AMERICAN REPORTAGE EXHIBITS
American Reportage offers a collection of exhibits available for rental by galleries, museums, educational institutions and others. Information about each available exhibit is listed below. Please contact the individual member photojournalist to discuss fees and schedule a show.
The exhibition consists of twenty black and white framed silver gelatin prints at 16x20 inches.
The show requires 70 linear feet.
For rental fee and availability, please contact pete.marovich@americanreportage.com
SHADOWS OF THE GULLAH GEECHEE
Pete Marovich
When slavery was abolished in 1863, the Gullah Geechee people of the Sea Islands settled in the lands they once worked as slaves when plantation owners abandoned their property. They continued their traditions – making sea grass baskets, burying their dead by the shore, farming vegetables and fruits and living life simply. They created their own communities steeped in religion and African traditions.
Having lived this way for decades, the Gullah Geechee are believed to be one of the most authentic African American communities in the United States. Now their culture is in danger of being consumed by golf courses, resorts and million-dollar homes. Many are losing their land due to skyrocketing property taxes and their their access to traditional hunting and fishing grounds have been cut off. Large corporate fishing operations strangle the independent Gullah Geechee shrimper and oysterman.
The Gullah Geechee Coast extends for hundreds of miles between Cape Fear, N.C., and the St. Johns River in Florida. In 2004, the National Trust for Historic Preservation named the Gullah Geechee Coast one of the 11 most endangered placed in the United States. “Unless something is done to halt the destruction, [the] Gullah Geechee culture will be relegated to museums and history books, and our nation’s unique cultural mosaic will lose one of its richest and most colorful pieces,” states the National Trust Website.
NOTE: There is no rental fee for verified Gullah Geechee organizations. Transportation fees and insurance requirements still apply.
Previous Exhibitions
The exhibition consists of twenty, color, framed digital pigment prints at 16x20 inches.
The show requires 70 linear feet.
For rental fee and availability, please contact pete.marovich@americanreportage.com
WITNESS TO HISTORY
Pete Marovich
Politics in the United States has become toxic.
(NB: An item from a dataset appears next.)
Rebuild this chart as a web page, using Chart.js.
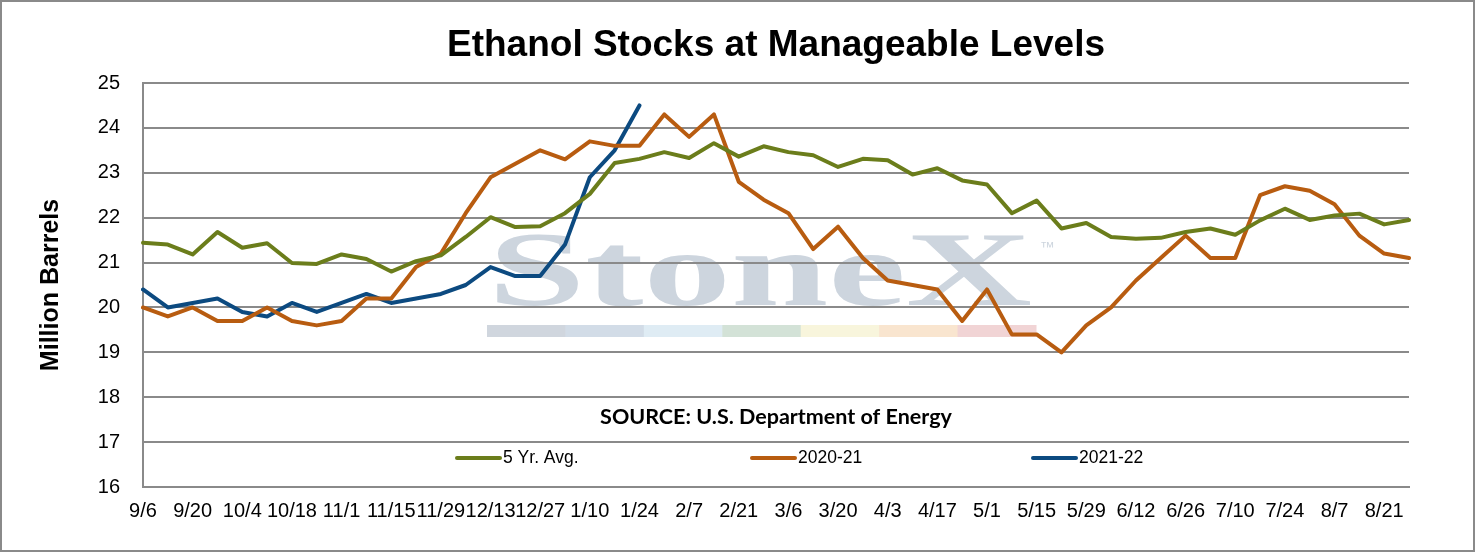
<!DOCTYPE html>
<html><head><meta charset="utf-8">
<script src="https://cdn.jsdelivr.net/npm/chart.js@4.4.0/dist/chart.umd.min.js"></script>
<style>html,body{margin:0;padding:0;background:#fff;overflow:hidden}#wrap{width:1475px;height:552px}</style>
</head><body><div id="wrap"><canvas id="c" width="1475" height="552"></canvas></div>
<script>
const weeks = ['9/6','9/13','9/20','9/27','10/4','10/11','10/18','10/25','11/1','11/8','11/15','11/22','11/29','12/6','12/13','12/20','12/27','1/3','1/10','1/17','1/24','1/31','2/7','2/14','2/21','2/28','3/6','3/13','3/20','3/27','4/3','4/10','4/17','4/24','5/1','5/8','5/15','5/22','5/29','6/5','6/12','6/19','6/26','7/3','7/10','7/17','7/24','7/31','8/7','8/14','8/21','8/28'];
const fiveYrAvg = [21.44,21.40,21.18,21.68,21.33,21.43,20.99,20.97,21.18,21.08,20.80,21.03,21.16,21.57,22.01,21.79,21.81,22.10,22.53,23.22,23.31,23.46,23.33,23.66,23.36,23.59,23.46,23.39,23.13,23.31,23.28,22.96,23.10,22.83,22.74,22.10,22.38,21.76,21.88,21.57,21.53,21.55,21.68,21.76,21.62,21.94,22.20,21.95,22.05,22.09,21.85,21.95];
const y2020_21 = [20.0,19.8,20.0,19.7,19.7,20.0,19.7,19.6,19.7,20.2,20.2,20.9,21.2,22.1,22.9,23.2,23.5,23.3,23.7,23.6,23.6,24.3,23.8,24.3,22.8,22.4,22.1,21.3,21.8,21.1,20.6,20.5,20.4,19.7,20.4,19.4,19.4,19.0,19.6,20.0,20.6,21.1,21.6,21.1,21.1,22.5,22.7,22.6,22.3,21.6,21.2,21.1];
const y2021_22 = [20.4,20.0,20.1,20.2,19.9,19.8,20.1,19.9,20.1,20.3,20.1,20.2,20.3,20.5,20.9,20.7,20.7,21.4,22.9,23.5,24.5];
const seriesNames = ['5 Yr. Avg.','2020-21','2021-22'];
const seriesColors = ['#6b7d1b','#b85c10','#0c4a80'];
const titleText = 'Ethanol Stocks at Manageable Levels';
const yAxisTitle = 'Million Barrels';
const sourceText = 'SOURCE: U.S. Department of Energy';
const yMin = 16, yMax = 25;

const SANS = '"Liberation Sans", Arial, sans-serif';

const decor = {
  id: 'decor',
  beforeDraw(chart) {
    const ctx = chart.ctx;
    ctx.save();
    ctx.fillStyle = '#ffffff';
    ctx.fillRect(0, 0, chart.width, chart.height);
    // watermark
    const wmColor = '#cdd5de';
    ctx.fillStyle = wmColor;
    ctx.font = 'bold 106px "Liberation Serif", "DejaVu Serif", serif';
    ctx.textBaseline = 'alphabetic';
    ctx.textAlign = 'left';
    const w = ctx.measureText('StoneX').width;
    const targetW = 544;
    ctx.save();
    ctx.translate(488, 305);
    ctx.scale(targetW / w, 1);
    ctx.fillText('StoneX', 0, 0);
    ctx.restore();
    ctx.font = '15px ' + SANS;
    ctx.fillText('\u2122', 1040, 252);
    const segs = ['#d0d6de','#d2dce7','#dfecf4','#d3e2d7','#f8f5dc','#f9e5cf','#f1d4d5'];
    const bx = 487, bw = (1036 - 487) / segs.length;
    segs.forEach((c, i) => { ctx.fillStyle = c; ctx.fillRect(bx + i * bw, 325, bw + 0.5, 12); });
    ctx.restore();
  },
  afterDraw(chart) {
    const ctx = chart.ctx, ca = chart.chartArea;
    ctx.save();
    // title
    ctx.fillStyle = '#000';
    ctx.font = 'bold 37px ' + SANS;
    ctx.textAlign = 'center';
    ctx.textBaseline = 'middle';
    ctx.fillText(titleText, (ca.left + ca.right) / 2, 46);
    // y axis title
    ctx.save();
    ctx.translate(51, (ca.top + ca.bottom) / 2);
    ctx.rotate(-Math.PI / 2);
    ctx.font = 'bold 25px ' + SANS;
    ctx.fillText(yAxisTitle, 0, 0);
    ctx.restore();
    // source
    ctx.font = 'bold 21.5px Lato, "Open Sans", sans-serif';
    ctx.fillText(sourceText, (ca.left + ca.right) / 2, 417);
    // legend
    const lx = [457, 752, 1033];
    ctx.font = '17.5px ' + SANS;
    ctx.textAlign = 'left';
    chart.data.datasets.forEach((ds, i) => {
      ctx.strokeStyle = ds.borderColor;
      ctx.lineWidth = 4;
      ctx.lineCap = 'round';
      ctx.beginPath();
      ctx.moveTo(lx[i], 458);
      ctx.lineTo(lx[i] + 43, 458);
      ctx.stroke();
      ctx.fillStyle = '#000';
      ctx.fillText(ds.label, lx[i] + 46, 458);
    });
    // outer border
    ctx.strokeStyle = '#8a8a8a';
    ctx.lineWidth = 2;
    ctx.strokeRect(1, 1, chart.width - 2, chart.height - 2);
    ctx.restore();
  }
};

new Chart(document.getElementById('c'), {
  type: 'line',
  data: {
    labels: weeks,
    datasets: [
      { label: seriesNames[0], data: fiveYrAvg, borderColor: seriesColors[0] },
      { label: seriesNames[1], data: y2020_21, borderColor: seriesColors[1] },
      { label: seriesNames[2], data: y2021_22, borderColor: seriesColors[2] }
    ].map(d => Object.assign(d, { borderWidth: 4, pointRadius: 0, tension: 0, fill: false, borderJoinStyle: 'round', borderCapStyle: 'round' }))
  },
  options: {
    responsive: false,
    animation: false,
    devicePixelRatio: 1,
    layout: { padding: { top: 83, right: 66, bottom: 0, left: 0 } },
    plugins: { legend: { display: false }, title: { display: false }, tooltip: { enabled: false } },
    scales: {
      x: {
        offset: false,
        grid: { display: false, drawTicks: false },
        border: { display: true, color: '#8a8a8a', width: 2 },
        ticks: {
          autoSkip: false, maxRotation: 0, minRotation: 0, padding: 12,
          color: '#000', font: { family: SANS, size: 20 },
          callback: function (v, i) { return i % 2 === 0 ? this.getLabelForValue(v) : ''; }
        },
        afterFit: s => { s.height = 65; }
      },
      y: {
        min: yMin, max: yMax,
        grid: { color: '#8a8a8a', lineWidth: 2, drawTicks: false },
        border: { display: true, color: '#8a8a8a', width: 2 },
        ticks: { stepSize: 1, padding: 23, color: '#000', font: { family: SANS, size: 20 } },
        afterFit: s => { s.width = 143; }
      }
    }
  },
  plugins: [decor]
});
</script></body></html>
The country is torn by a partisan discord that has escalated over the past 10 years, and is now teetering at the point of dysfunction. Bipartisanship has been reduced to a four-letter-word.
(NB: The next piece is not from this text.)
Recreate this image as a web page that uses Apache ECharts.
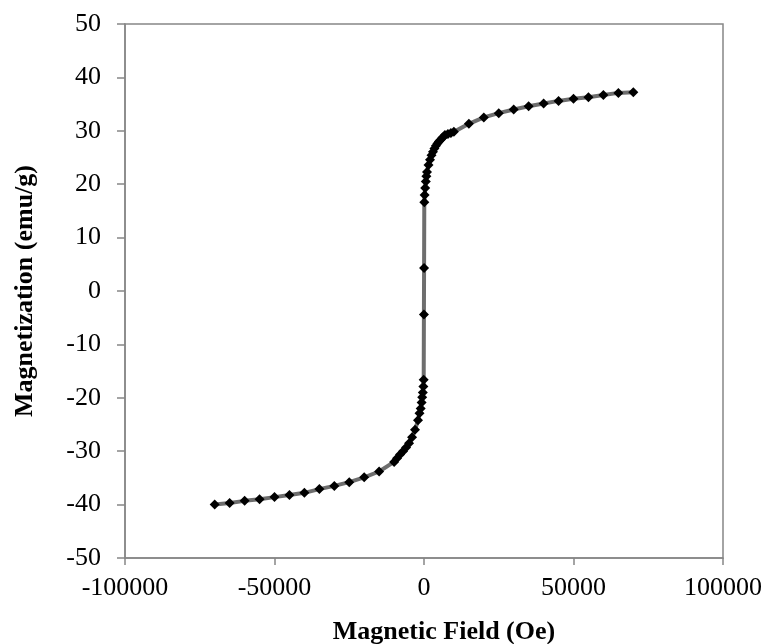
<!DOCTYPE html>
<html>
<head>
<meta charset="utf-8">
<script src="https://cdn.jsdelivr.net/npm/echarts@6/dist/echarts.min.js"></script>
<style>
html,body{margin:0;padding:0;background:#fff;}
#main{width:768px;height:644px;}
</style>
</head>
<body>
<div id="main"></div>
<script>
// field (Oe) and magnetization (emu/g)
var fieldOe = [
  -70000,-65000,-60000,-55000,-50000,-45000,-40000,-35000,-30000,-25000,-20000,-15000,
  -10000,-9000,-8000,-7000,-6000,-5000,-4000,-3000,-2000,-1500,-1100,-800,-600,-400,-200,-100,
  -30,30,
  100,200,400,600,800,1000,1500,2000,2500,3000,3500,4000,4500,5000,5500,6000,6500,7000,8000,9000,
  10000,15000,20000,25000,30000,35000,40000,45000,50000,55000,60000,65000,70000
];
var magnetization = [
  -40.0,-39.7,-39.3,-39.0,-38.6,-38.2,-37.8,-37.1,-36.5,-35.8,-34.9,-33.8,
  -32.0,-31.3,-30.6,-30.0,-29.3,-28.5,-27.4,-26.0,-24.2,-22.9,-22.0,-20.9,-19.9,-19.0,-17.9,-16.6,
  -4.4,4.3,
  16.6,18.0,19.3,20.5,21.5,22.3,23.6,24.6,25.4,26.1,26.7,27.2,27.6,28.0,28.3,28.6,28.9,29.2,29.4,29.6,
  29.8,31.3,32.5,33.3,34.0,34.6,35.1,35.6,36.0,36.3,36.7,37.1,37.2
];
var xTicks = [-100000, 100000, 50000];   // min, max, interval
var yTicks = [-50, 50, 10];

var points = [];
for (var i = 0; i < fieldOe.length; i++) {
  points.push([fieldOe[i], magnetization[i]]);
}

var font = '"Liberation Serif", "DejaVu Serif", serif';
var axisGray = '#878787';

var chart = echarts.init(document.getElementById('main'));
chart.setOption({
  animation: false,
  grid: {
    left: 125, top: 24, right: 45, bottom: 86,
    containLabel: false, outerBoundsMode: 'none',
    show: true, borderColor: axisGray, borderWidth: 1.5
  },
  xAxis: {
    type: 'value',
    min: xTicks[0], max: xTicks[1], interval: xTicks[2],
    name: 'Magnetic Field (Oe)',
    nameLocation: 'middle',
    nameGap: 61,
    nameTextStyle: { fontFamily: font, fontSize: 26, fontWeight: 'bold', color: '#000', padding: [0, 0, 0, 40] },
    axisLine: { onZero: false, lineStyle: { color: axisGray, width: 1.5 } },
    axisTick: { show: true, inside: false, length: 7, lineStyle: { color: axisGray, width: 1.5 } },
    axisLabel: { fontFamily: font, fontSize: 26, color: '#000', margin: 17, formatter: function (v) { return String(v); } },
    splitLine: { show: false }
  },
  yAxis: {
    type: 'value',
    min: yTicks[0], max: yTicks[1], interval: yTicks[2],
    name: 'Magnetization (emu/g)',
    nameLocation: 'middle',
    nameGap: 87,
    nameTextStyle: { fontFamily: font, fontSize: 26, fontWeight: 'bold', color: '#000' },
    axisLine: { show: true, onZero: false, lineStyle: { color: axisGray, width: 1.5 } },
    axisTick: { show: true, inside: false, length: 8, lineStyle: { color: axisGray, width: 1.5 } },
    axisLabel: { fontFamily: font, fontSize: 26, color: '#000', margin: 24, formatter: function (v) { return String(v); } },
    splitLine: { show: false }
  },
  series: [{
    type: 'line',
    data: points,
    symbol: 'diamond',
    symbolSize: 10,
    showAllSymbol: true,
    itemStyle: { color: '#000' },
    lineStyle: { color: '#6e6e6e', width: 4 },
    smooth: false
  }]
});
</script>
</body>
</html>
President Barack Obama ran as a “hope and change” candidate in 2008, capitalizing on voter’s frustration with President George W. Bush and the Iraq War. Eight years later, Donald Trump ran a toxic anti-Obama campaign that had its roots in the Tea Party Movement which has had a major impact on the internal politics of the Republican Party.
The election of President Barack Obama highlighted the stubborn racism that remains in America.
The election of Donald J. Trump as president of the United States was met with shock and disbelief and has plunged the United States and the rest of the world into a period of uncertainty about the policies and impact of his administration.
Pete Marovich has been photographing politics in Washington, DC, since 2008 as a contract photographer for The New York Times, The Washington Post, The Boston Globe as well as wire services such as Getty Images, EuropeanPressPhoto Agency, United Press International and Abaca Press.